— Start of EXCERPTED DATA —

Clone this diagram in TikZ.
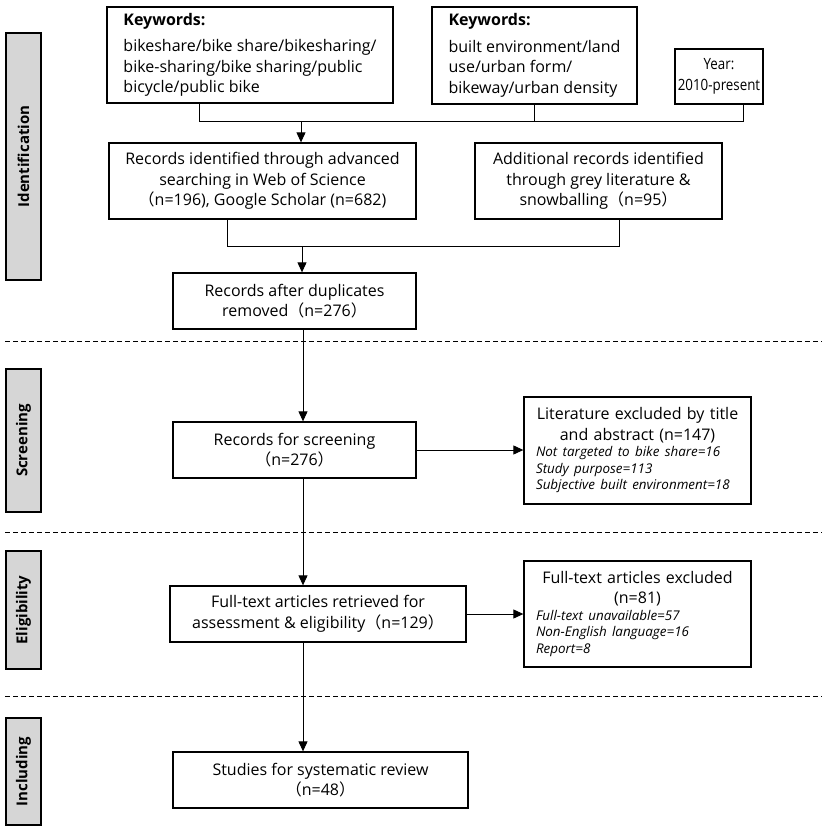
\documentclass[tikz,border=0pt]{standalone}
\usepackage{fontspec}
\setmainfont{Open Sans}
\newfontfamily\cjk{Noto Sans CJK SC}
\usetikzlibrary{arrows.meta}
\newcommand\flp{{\cjk （}}
\newcommand\frp{{\cjk ）}}
\tikzset{
  box/.style={draw, line width=1.3pt, inner sep=0pt, align=center,
    font=\fontsize{16}{20.5}\selectfont},
  side/.style={draw, line width=1.3pt, fill=gray!32, inner sep=0pt},
  sidetext/.style={rotate=90, font=\bfseries\fontsize{15}{18}\selectfont},
  conn/.style={line width=1pt},
  arr/.style={line width=1pt, -{Triangle[length=10pt,width=9pt]}},
  sep/.style={line width=0.9pt, dash pattern=on 5pt off 3pt},
}
\begin{document}
\begin{tikzpicture}[x=1pt,y=-1pt]
\useasboundingbox (0,0) rectangle (829,829);
% side labels
\node[side, minimum width=35pt, minimum height=247pt] (sid) at (23.5,156.5) {};
\node[sidetext] (sidt) at (sid.center) {Identification};
\node[side, minimum width=35pt, minimum height=143pt] (ssc) at (23.5,440.5) {};
\node[sidetext] (ssct) at (ssc.center) {Screening};
\node[side, minimum width=35pt, minimum height=118pt] (sel) at (23.5,610) {};
\node[sidetext] (selt) at (sel.center) {Eligibility};
\node[side, minimum width=35pt, minimum height=107pt] (sin) at (23.5,771.5) {};
\node[sidetext] (sint) at (sin.center) {Including};
% dashed separators
\coordinate (d1a) at (5,341); \coordinate (d1b) at (822,341);
\coordinate (d2a) at (5,532); \coordinate (d2b) at (822,532);
\coordinate (d3a) at (5,696); \coordinate (d3b) at (822,696);
\draw[sep] (d1a) -- (d1b);
\draw[sep] (d2a) -- (d2b);
\draw[sep] (d3a) -- (d3b);
% boxes
\node[box, minimum width=286pt, minimum height=96pt, align=left] (k1) at (250,55)
  {\textbf{Keywords:}\\[6pt]bikeshare/bike share/bikesharing/\\bike-sharing/bike sharing/public\\bicycle/public bike};
\node[box, minimum width=205pt, minimum height=97pt, align=left] (k2) at (534.5,55.5)
  {\textbf{Keywords:}\\[6pt]built environment/land\\use/urban form/\\bikeway/urban density};
\node[box, minimum width=88pt, minimum height=55pt,
  font=\fontsize{15.5}{20.5}\selectfont\addfontfeature{FakeStretch=0.86}] (yr) at (719,76.5) {Year:\\2010-present};
\node[box, minimum width=307pt, minimum height=76pt] (r1) at (262.5,181)
  {Records identified through advanced\\searching in Web of Science\\\flp n=196), Google Scholar (n=682)};
\node[box, minimum width=247pt, minimum height=76pt] (r2) at (598.5,181)
  {Additional records identified\\through grey literature \&\\snowballing\flp n=95\frp};
\node[box, minimum width=243pt, minimum height=56pt] (r3) at (294.5,301)
  {Records after duplicates\\removed\flp n=276\frp};
\node[box, minimum width=243pt, minimum height=56pt] (r4) at (294.5,450)
  {Records for screening\\\flp n=276\frp};
\node[box, minimum width=227pt, minimum height=107pt, text width=203pt] (e1) at (637.5,450.5)
  {\centering Literature excluded by title\\and abstract (n=147)\par
   \raggedright\itshape\fontsize{13.4}{16.5}\selectfont Not targeted to bike share=16\\Study purpose=113\\Subjective built environment=18\par};
\node[box, minimum width=296pt, minimum height=56pt] (r5) at (318,614)
  {Full-text articles retrieved for\\assessment \& eligibility\flp n=129\frp};
\node[box, minimum width=227pt, minimum height=106pt, text width=203pt] (e2) at (637.5,614)
  {\centering Full-text articles excluded\\(n=81)\par
   \raggedright\itshape\fontsize{13.4}{16.5}\selectfont Full-text unavailable=57\\Non-English language=16\\Report=8\par};
\node[box, minimum width=295pt, minimum height=56pt] (r6) at (320.5,780)
  {Studies for systematic review\\\flp n=48\frp};
% connectors: keywords merge
\coordinate (j1) at (199,122);
\coordinate (j2) at (743,122);
\coordinate (ja) at (301,122);
\draw[conn] (k1.south -| j1) -- (j1) -- (j2) -- (yr.south -| j2);
\draw[conn] (k2.south) -- (k2.south |- j1);
\draw[arr] (ja) -- (ja |- r1.north);
% records merge
\coordinate (m1) at (227,246);
\coordinate (m2) at (619,246);
\coordinate (ma) at (302,246);
\draw[conn] (r1.south -| m1) -- (m1) -- (m2) -- (r2.south -| m2);
\draw[arr] (ma) -- (ma |- r3.north);
% main flow
\coordinate (v) at (303,0);
\draw[arr] (r3.south -| v) -- (r4.north -| v);
\draw[arr] (r4.south -| v) -- (r5.north -| v);
\draw[arr] (r5.south -| v) -- (r6.north -| v);
% exclusions
\draw[arr] (r4.east) -- (r4.east -| e1.west);
\draw[arr] (r5.east) -- (r5.east -| e2.west);
\end{tikzpicture}
\end{document}
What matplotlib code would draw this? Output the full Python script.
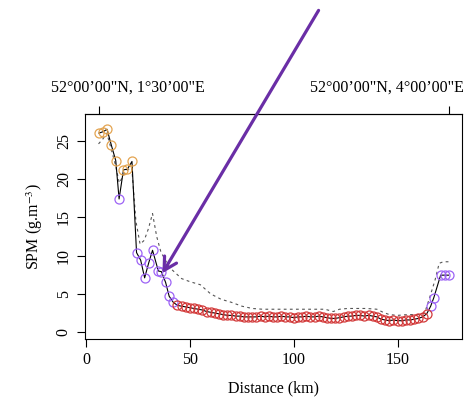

— End of EXCERPTED DATA —

Keep every word of the data as it is when you write it out, but drop the pictures.

Clone this diagram in TikZ.
\documentclass[tikz,border=0pt]{standalone}
\usepackage{fontspec}
\setmainfont{Open Sans}
\newfontfamily\cjk{Noto Sans CJK SC}
\usetikzlibrary{arrows.meta}
\newcommand\flp{{\cjk （}}
\newcommand\frp{{\cjk ）}}
\tikzset{
  box/.style={draw, line width=1.3pt, inner sep=0pt, align=center,
    font=\fontsize{16}{20.5}\selectfont},
  side/.style={draw, line width=1.3pt, fill=gray!32, inner sep=0pt},
  sidetext/.style={rotate=90, font=\bfseries\fontsize{15}{18}\selectfont},
  conn/.style={line width=1pt},
  arr/.style={line width=1pt, -{Triangle[length=10pt,width=9pt]}},
  sep/.style={line width=0.9pt, dash pattern=on 5pt off 3pt},
}
\begin{document}
\begin{tikzpicture}[x=1pt,y=-1pt]
\useasboundingbox (0,0) rectangle (829,829);
% side labels
\node[side, minimum width=35pt, minimum height=247pt] (sid) at (23.5,156.5) {};
\node[sidetext] (sidt) at (sid.center) {Identification};
\node[side, minimum width=35pt, minimum height=143pt] (ssc) at (23.5,440.5) {};
\node[sidetext] (ssct) at (ssc.center) {Screening};
\node[side, minimum width=35pt, minimum height=118pt] (sel) at (23.5,610) {};
\node[sidetext] (selt) at (sel.center) {Eligibility};
\node[side, minimum width=35pt, minimum height=107pt] (sin) at (23.5,771.5) {};
\node[sidetext] (sint) at (sin.center) {Including};
% dashed separators
\coordinate (d1a) at (5,341); \coordinate (d1b) at (822,341);
\coordinate (d2a) at (5,532); \coordinate (d2b) at (822,532);
\coordinate (d3a) at (5,696); \coordinate (d3b) at (822,696);
\draw[sep] (d1a) -- (d1b);
\draw[sep] (d2a) -- (d2b);
\draw[sep] (d3a) -- (d3b);
% boxes
\node[box, minimum width=286pt, minimum height=96pt, align=left] (k1) at (250,55)
  {\textbf{Keywords:}\\[6pt]bikeshare/bike share/bikesharing/\\bike-sharing/bike sharing/public\\bicycle/public bike};
\node[box, minimum width=205pt, minimum height=97pt, align=left] (k2) at (534.5,55.5)
  {\textbf{Keywords:}\\[6pt]built environment/land\\use/urban form/\\bikeway/urban density};
\node[box, minimum width=88pt, minimum height=55pt,
  font=\fontsize{15.5}{20.5}\selectfont\addfontfeature{FakeStretch=0.86}] (yr) at (719,76.5) {Year:\\2010-present};
\node[box, minimum width=307pt, minimum height=76pt] (r1) at (262.5,181)
  {Records identified through advanced\\searching in Web of Science\\\flp n=196), Google Scholar (n=682)};
\node[box, minimum width=247pt, minimum height=76pt] (r2) at (598.5,181)
  {Additional records identified\\through grey literature \&\\snowballing\flp n=95\frp};
\node[box, minimum width=243pt, minimum height=56pt] (r3) at (294.5,301)
  {Records after duplicates\\removed\flp n=276\frp};
\node[box, minimum width=243pt, minimum height=56pt] (r4) at (294.5,450)
  {Records for screening\\\flp n=276\frp};
\node[box, minimum width=227pt, minimum height=107pt, text width=203pt] (e1) at (637.5,450.5)
  {\centering Literature excluded by title\\and abstract (n=147)\par
   \raggedright\itshape\fontsize{13.4}{16.5}\selectfont Not targeted to bike share=16\\Study purpose=113\\Subjective built environment=18\par};
\node[box, minimum width=296pt, minimum height=56pt] (r5) at (318,614)
  {Full-text articles retrieved for\\assessment \& eligibility\flp n=129\frp};
\node[box, minimum width=227pt, minimum height=106pt, text width=203pt] (e2) at (637.5,614)
  {\centering Full-text articles excluded\\(n=81)\par
   \raggedright\itshape\fontsize{13.4}{16.5}\selectfont Full-text unavailable=57\\Non-English language=16\\Report=8\par};
\node[box, minimum width=295pt, minimum height=56pt] (r6) at (320.5,780)
  {Studies for systematic review\\\flp n=48\frp};
% connectors: keywords merge
\coordinate (j1) at (199,122);
\coordinate (j2) at (743,122);
\coordinate (ja) at (301,122);
\draw[conn] (k1.south -| j1) -- (j1) -- (j2) -- (yr.south -| j2);
\draw[conn] (k2.south) -- (k2.south |- j1);
\draw[arr] (ja) -- (ja |- r1.north);
% records merge
\coordinate (m1) at (227,246);
\coordinate (m2) at (619,246);
\coordinate (ma) at (302,246);
\draw[conn] (r1.south -| m1) -- (m1) -- (m2) -- (r2.south -| m2);
\draw[arr] (ma) -- (ma |- r3.north);
% main flow
\coordinate (v) at (303,0);
\draw[arr] (r3.south -| v) -- (r4.north -| v);
\draw[arr] (r4.south -| v) -- (r5.north -| v);
\draw[arr] (r5.south -| v) -- (r6.north -| v);
% exclusions
\draw[arr] (r4.east) -- (r4.east -| e1.west);
\draw[arr] (r5.east) -- (r5.east -| e2.west);
\end{tikzpicture}
\end{document}
What matplotlib code would draw this? Output the full Python script.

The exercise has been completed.